» SET EXERCISE: Skip all pictures, then print the remaining material exactly.
-------- GIVEN INFORMATION --------
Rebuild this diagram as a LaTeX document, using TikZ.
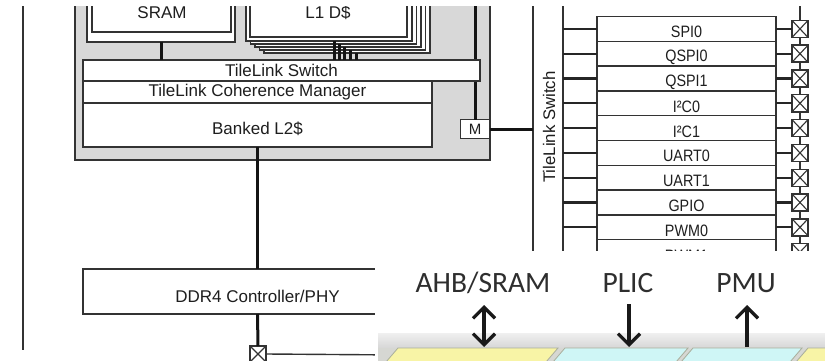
\documentclass[tikz,border=0pt]{standalone}
\usepackage{fontspec}
\setmainfont{Liberation Sans}
\newfontfamily\calib{Carlito}
\newfontfamily\narrowf[FakeStretch=0.87]{Liberation Sans}
\usetikzlibrary{arrows.meta}
\definecolor{linec}{HTML}{333333}
\definecolor{coregray}{HTML}{D8D8D8}
\definecolor{txtc}{HTML}{1E1E1E}
\definecolor{ovtxt}{HTML}{2E2E2E}
\definecolor{pyellow}{HTML}{F8F4A6}
\definecolor{pcyan}{HTML}{CFF6F6}
\definecolor{sepc}{HTML}{A9AE9C}
\begin{document}
\begin{tikzpicture}[x=1pt,y=-1pt,
  box/.style={draw=linec,line width=1.4pt,fill=white,inner sep=0pt,outer sep=0pt},
  lbl/.style={inner sep=0pt,text=txtc,font=\fontsize{17}{17}\selectfont},
  plbl/.style={inner sep=0pt,text=txtc,font=\narrowf\fontsize{16.5}{16.5}\selectfont},
  thinline/.style={draw=linec,line width=1.4pt},
  bus/.style={draw=black!92,line width=3pt},
  stub/.style={draw=black!85,line width=2.2pt},
  xpad/.style={box,minimum width=16pt,minimum height=17pt,
    path picture={\draw[linec,line width=1.1pt]
      (path picture bounding box.north west)--(path picture bounding box.south east)
      (path picture bounding box.north east)--(path picture bounding box.south west);}},
  ovlbl/.style={inner sep=0pt,text=ovtxt,font=\calib\fontsize{29.5}{29.5}\selectfont},
  arr/.style={draw=black!90,line width=3.3pt},
  barb/.tip={Straight Barb[length=11pt,width=22pt]}
]
\useasboundingbox (0,0) rectangle (825,361);
\begin{scope}
\clip (0,7) rectangle (825,361);
% core complex
\node[box,fill=coregray,minimum width=415pt,minimum height=180pt] (core) at (282.5,70) {};
% SRAM
\node[box,minimum width=148pt,minimum height=62pt] (sramo) at (161,11) {};
\node[box,minimum width=139pt,minimum height=52pt] (srami) at (161.5,6) {};
\node[lbl] (sramt) at (162,13) {SRAM};
% L1 D$ stack
\foreach \k in {4,3,2,1}
  \node[box,minimum width=166pt,minimum height=61pt] (l1c\k) at ({329+4.5*\k},{10.5+3*\k}) {};
\node[box,minimum width=166pt,minimum height=61pt] (l1o) at (329,10.5) {};
\node[box,minimum width=157pt,minimum height=57pt] (l1i) at (328.5,8.5) {};
\node[lbl] (l1t) at (328,13) {L1 D\$};
% M port and bus
\node[box,minimum width=29pt,minimum height=19pt,lbl,font=\fontsize{15}{15}\selectfont] (m) at (475,129) {M};
\coordinate (bustop) at (475,0);
\draw[bus] (bustop) -- (m.north);
% switch, coherence manager, L2
\node[box,lbl,minimum width=397pt,minimum height=21pt] (sw) at (281.5,70.5) {TileLink Switch};
\node[box,lbl,minimum width=349pt,minimum height=22pt] (tcm) at (257.5,92) {TileLink Coherence Manager};
\node[box,minimum width=349pt,minimum height=44pt] (l2) at (257.5,125) {};
\node[lbl] (l2t) at (257.5,129) {Banked L2\$};
% connections into switch
\draw[bus] (sramo.south) -- (sramo.south |- sw.north);
\draw[bus] ([xshift=5pt]l1o.south) -- ([xshift=5pt]l1o.south |- sw.north);
\draw[bus] ([xshift=5.5pt]l1c1.south) -- ([xshift=5.5pt]l1c1.south |- sw.north);
\draw[bus] ([xshift=6pt]l1c2.south) -- ([xshift=6pt]l1c2.south |- sw.north);
\draw[bus] ([xshift=7.5pt]l1c3.south) -- ([xshift=7.5pt]l1c3.south |- sw.north);
\draw[bus] ([xshift=9pt]l1c4.south) -- ([xshift=9pt]l1c4.south |- sw.north);
% peripheral TileLink switch
\node[box,minimum width=30pt,minimum height=300pt] (rsw) at (548,130) {};
\node[lbl,rotate=90,font=\fontsize{16.8}{16.8}\selectfont] (rswt) at (549,127) {TileLink Switch};
\draw[bus] (m.east) -- (m.east -| rsw.west);
% pad chain
\coordinate (chaintop) at (800,0);
\coordinate (chainbot) at (800,262);
\draw[thinline,line width=1.1pt] (chaintop) -- (chainbot);
% peripherals
\foreach \t [count=\i from 0] in {SPI0,QSPI0,QSPI1,I²C0,I²C1,UART0,UART1,GPIO,PWM0,PWM1}{
  \node[box,minimum width=179pt,minimum height=24.8pt] (p\i) at (686.5,{28.9+24.8*\i}) {};
  \node[plbl] (pt\i) at (686.5,{32.2+24.8*\i}) {\t};
  \draw[stub] (p\i.west -| rsw.east) -- (p\i.west);
  \node[xpad] (x\i) at (800,{28.9+24.8*\i}) {};
  \draw[stub] (p\i.east) -- (x\i.west);
}
% left line
\coordinate (lt) at (23,0);
\coordinate (lb) at (23,350);
\draw[thinline,line width=1.6pt] (lt) -- (lb);
% DDR4
\node[box,minimum width=349pt,minimum height=45pt] (ddr) at (257.5,291.5) {};
\node[lbl] (ddrt) at (257.5,296.5) {DDR4 Controller/PHY};
\draw[bus] (l2.south) -- (ddr.north);
\node[xpad,minimum height=16pt] (pad) at (258,354) {};
\draw[bus] (ddr.south) -- (pad.north);
\coordinate (padr) at (400,355);
\draw[thinline] (pad.east) -- (padr);
\end{scope}
% overlay picture
\fill[white] (375,251) rectangle (825,361);
\shade[top color=gray!12,bottom color=gray!32] (378,333) rectangle (825,348);
\fill[sepc!60!gray!40] (378,348) rectangle (825,361);
\fill[pyellow,draw=sepc,line width=0.8pt] (386,362) -- (398,348) -- (558,348) -- (546,362) -- cycle;
\fill[pcyan,draw=sepc,line width=0.8pt] (553,362) -- (565,348) -- (688,348) -- (676,362) -- cycle;
\fill[pcyan,draw=sepc,line width=0.8pt] (681,362) -- (693,348) -- (802,348) -- (790,362) -- cycle;
\fill[pyellow,draw=sepc,line width=0.8pt] (796,362) -- (808,348) -- (830,348) -- (830,362) -- cycle;
\node[ovlbl] (ahb) at (483,283) {AHB/SRAM};
\node[ovlbl] (plic) at (628,283) {PLIC};
\node[ovlbl] (pmu) at (746,283) {PMU};
\coordinate (a1t) at (484,305);
\coordinate (a1b) at (484,347);
\coordinate (a2t) at (629,304);
\coordinate (a2b) at (629,347);
\coordinate (a3t) at (747,305);
\coordinate (a3b) at (747,347);
\draw[arr,{barb}-{barb}] (a1t) -- (a1b);
\draw[arr,-{barb}] (a2t) -- (a2b);
\draw[arr,-{barb}] (a3b) -- (a3t);
\end{tikzpicture}
\end{document}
--------
» EXERCISE ANSWER:
Rebuild this diagram as a LaTeX document, using TikZ.
\documentclass[tikz,border=0pt]{standalone}
\usepackage{fontspec}
\setmainfont{Liberation Sans}
\newfontfamily\calib{Carlito}
\newfontfamily\narrowf[FakeStretch=0.87]{Liberation Sans}
\usetikzlibrary{arrows.meta}
\definecolor{linec}{HTML}{333333}
\definecolor{coregray}{HTML}{D8D8D8}
\definecolor{txtc}{HTML}{1E1E1E}
\definecolor{ovtxt}{HTML}{2E2E2E}
\definecolor{pyellow}{HTML}{F8F4A6}
\definecolor{pcyan}{HTML}{CFF6F6}
\definecolor{sepc}{HTML}{A9AE9C}
\begin{document}
\begin{tikzpicture}[x=1pt,y=-1pt,
  box/.style={draw=linec,line width=1.4pt,fill=white,inner sep=0pt,outer sep=0pt},
  lbl/.style={inner sep=0pt,text=txtc,font=\fontsize{17}{17}\selectfont},
  plbl/.style={inner sep=0pt,text=txtc,font=\narrowf\fontsize{16.5}{16.5}\selectfont},
  thinline/.style={draw=linec,line width=1.4pt},
  bus/.style={draw=black!92,line width=3pt},
  stub/.style={draw=black!85,line width=2.2pt},
  xpad/.style={box,minimum width=16pt,minimum height=17pt,
    path picture={\draw[linec,line width=1.1pt]
      (path picture bounding box.north west)--(path picture bounding box.south east)
      (path picture bounding box.north east)--(path picture bounding box.south west);}},
  ovlbl/.style={inner sep=0pt,text=ovtxt,font=\calib\fontsize{29.5}{29.5}\selectfont},
  arr/.style={draw=black!90,line width=3.3pt},
  barb/.tip={Straight Barb[length=11pt,width=22pt]}
]
\useasboundingbox (0,0) rectangle (825,361);
\begin{scope}
\clip (0,7) rectangle (825,361);
% core complex
\node[box,fill=coregray,minimum width=415pt,minimum height=180pt] (core) at (282.5,70) {};
% SRAM
\node[box,minimum width=148pt,minimum height=62pt] (sramo) at (161,11) {};
\node[box,minimum width=139pt,minimum height=52pt] (srami) at (161.5,6) {};
\node[lbl] (sramt) at (162,13) {SRAM};
% L1 D$ stack
\foreach \k in {4,3,2,1}
  \node[box,minimum width=166pt,minimum height=61pt] (l1c\k) at ({329+4.5*\k},{10.5+3*\k}) {};
\node[box,minimum width=166pt,minimum height=61pt] (l1o) at (329,10.5) {};
\node[box,minimum width=157pt,minimum height=57pt] (l1i) at (328.5,8.5) {};
\node[lbl] (l1t) at (328,13) {L1 D\$};
% M port and bus
\node[box,minimum width=29pt,minimum height=19pt,lbl,font=\fontsize{15}{15}\selectfont] (m) at (475,129) {M};
\coordinate (bustop) at (475,0);
\draw[bus] (bustop) -- (m.north);
% switch, coherence manager, L2
\node[box,lbl,minimum width=397pt,minimum height=21pt] (sw) at (281.5,70.5) {TileLink Switch};
\node[box,lbl,minimum width=349pt,minimum height=22pt] (tcm) at (257.5,92) {TileLink Coherence Manager};
\node[box,minimum width=349pt,minimum height=44pt] (l2) at (257.5,125) {};
\node[lbl] (l2t) at (257.5,129) {Banked L2\$};
% connections into switch
\draw[bus] (sramo.south) -- (sramo.south |- sw.north);
\draw[bus] ([xshift=5pt]l1o.south) -- ([xshift=5pt]l1o.south |- sw.north);
\draw[bus] ([xshift=5.5pt]l1c1.south) -- ([xshift=5.5pt]l1c1.south |- sw.north);
\draw[bus] ([xshift=6pt]l1c2.south) -- ([xshift=6pt]l1c2.south |- sw.north);
\draw[bus] ([xshift=7.5pt]l1c3.south) -- ([xshift=7.5pt]l1c3.south |- sw.north);
\draw[bus] ([xshift=9pt]l1c4.south) -- ([xshift=9pt]l1c4.south |- sw.north);
% peripheral TileLink switch
\node[box,minimum width=30pt,minimum height=300pt] (rsw) at (548,130) {};
\node[lbl,rotate=90,font=\fontsize{16.8}{16.8}\selectfont] (rswt) at (549,127) {TileLink Switch};
\draw[bus] (m.east) -- (m.east -| rsw.west);
% pad chain
\coordinate (chaintop) at (800,0);
\coordinate (chainbot) at (800,262);
\draw[thinline,line width=1.1pt] (chaintop) -- (chainbot);
% peripherals
\foreach \t [count=\i from 0] in {SPI0,QSPI0,QSPI1,I²C0,I²C1,UART0,UART1,GPIO,PWM0,PWM1}{
  \node[box,minimum width=179pt,minimum height=24.8pt] (p\i) at (686.5,{28.9+24.8*\i}) {};
  \node[plbl] (pt\i) at (686.5,{32.2+24.8*\i}) {\t};
  \draw[stub] (p\i.west -| rsw.east) -- (p\i.west);
  \node[xpad] (x\i) at (800,{28.9+24.8*\i}) {};
  \draw[stub] (p\i.east) -- (x\i.west);
}
% left line
\coordinate (lt) at (23,0);
\coordinate (lb) at (23,350);
\draw[thinline,line width=1.6pt] (lt) -- (lb);
% DDR4
\node[box,minimum width=349pt,minimum height=45pt] (ddr) at (257.5,291.5) {};
\node[lbl] (ddrt) at (257.5,296.5) {DDR4 Controller/PHY};
\draw[bus] (l2.south) -- (ddr.north);
\node[xpad,minimum height=16pt] (pad) at (258,354) {};
\draw[bus] (ddr.south) -- (pad.north);
\coordinate (padr) at (400,355);
\draw[thinline] (pad.east) -- (padr);
\end{scope}
% overlay picture
\fill[white] (375,251) rectangle (825,361);
\shade[top color=gray!12,bottom color=gray!32] (378,333) rectangle (825,348);
\fill[sepc!60!gray!40] (378,348) rectangle (825,361);
\fill[pyellow,draw=sepc,line width=0.8pt] (386,362) -- (398,348) -- (558,348) -- (546,362) -- cycle;
\fill[pcyan,draw=sepc,line width=0.8pt] (553,362) -- (565,348) -- (688,348) -- (676,362) -- cycle;
\fill[pcyan,draw=sepc,line width=0.8pt] (681,362) -- (693,348) -- (802,348) -- (790,362) -- cycle;
\fill[pyellow,draw=sepc,line width=0.8pt] (796,362) -- (808,348) -- (830,348) -- (830,362) -- cycle;
\node[ovlbl] (ahb) at (483,283) {AHB/SRAM};
\node[ovlbl] (plic) at (628,283) {PLIC};
\node[ovlbl] (pmu) at (746,283) {PMU};
\coordinate (a1t) at (484,305);
\coordinate (a1b) at (484,347);
\coordinate (a2t) at (629,304);
\coordinate (a2b) at (629,347);
\coordinate (a3t) at (747,305);
\coordinate (a3b) at (747,347);
\draw[arr,{barb}-{barb}] (a1t) -- (a1b);
\draw[arr,-{barb}] (a2t) -- (a2b);
\draw[arr,-{barb}] (a3b) -- (a3t);
\end{tikzpicture}
\end{document}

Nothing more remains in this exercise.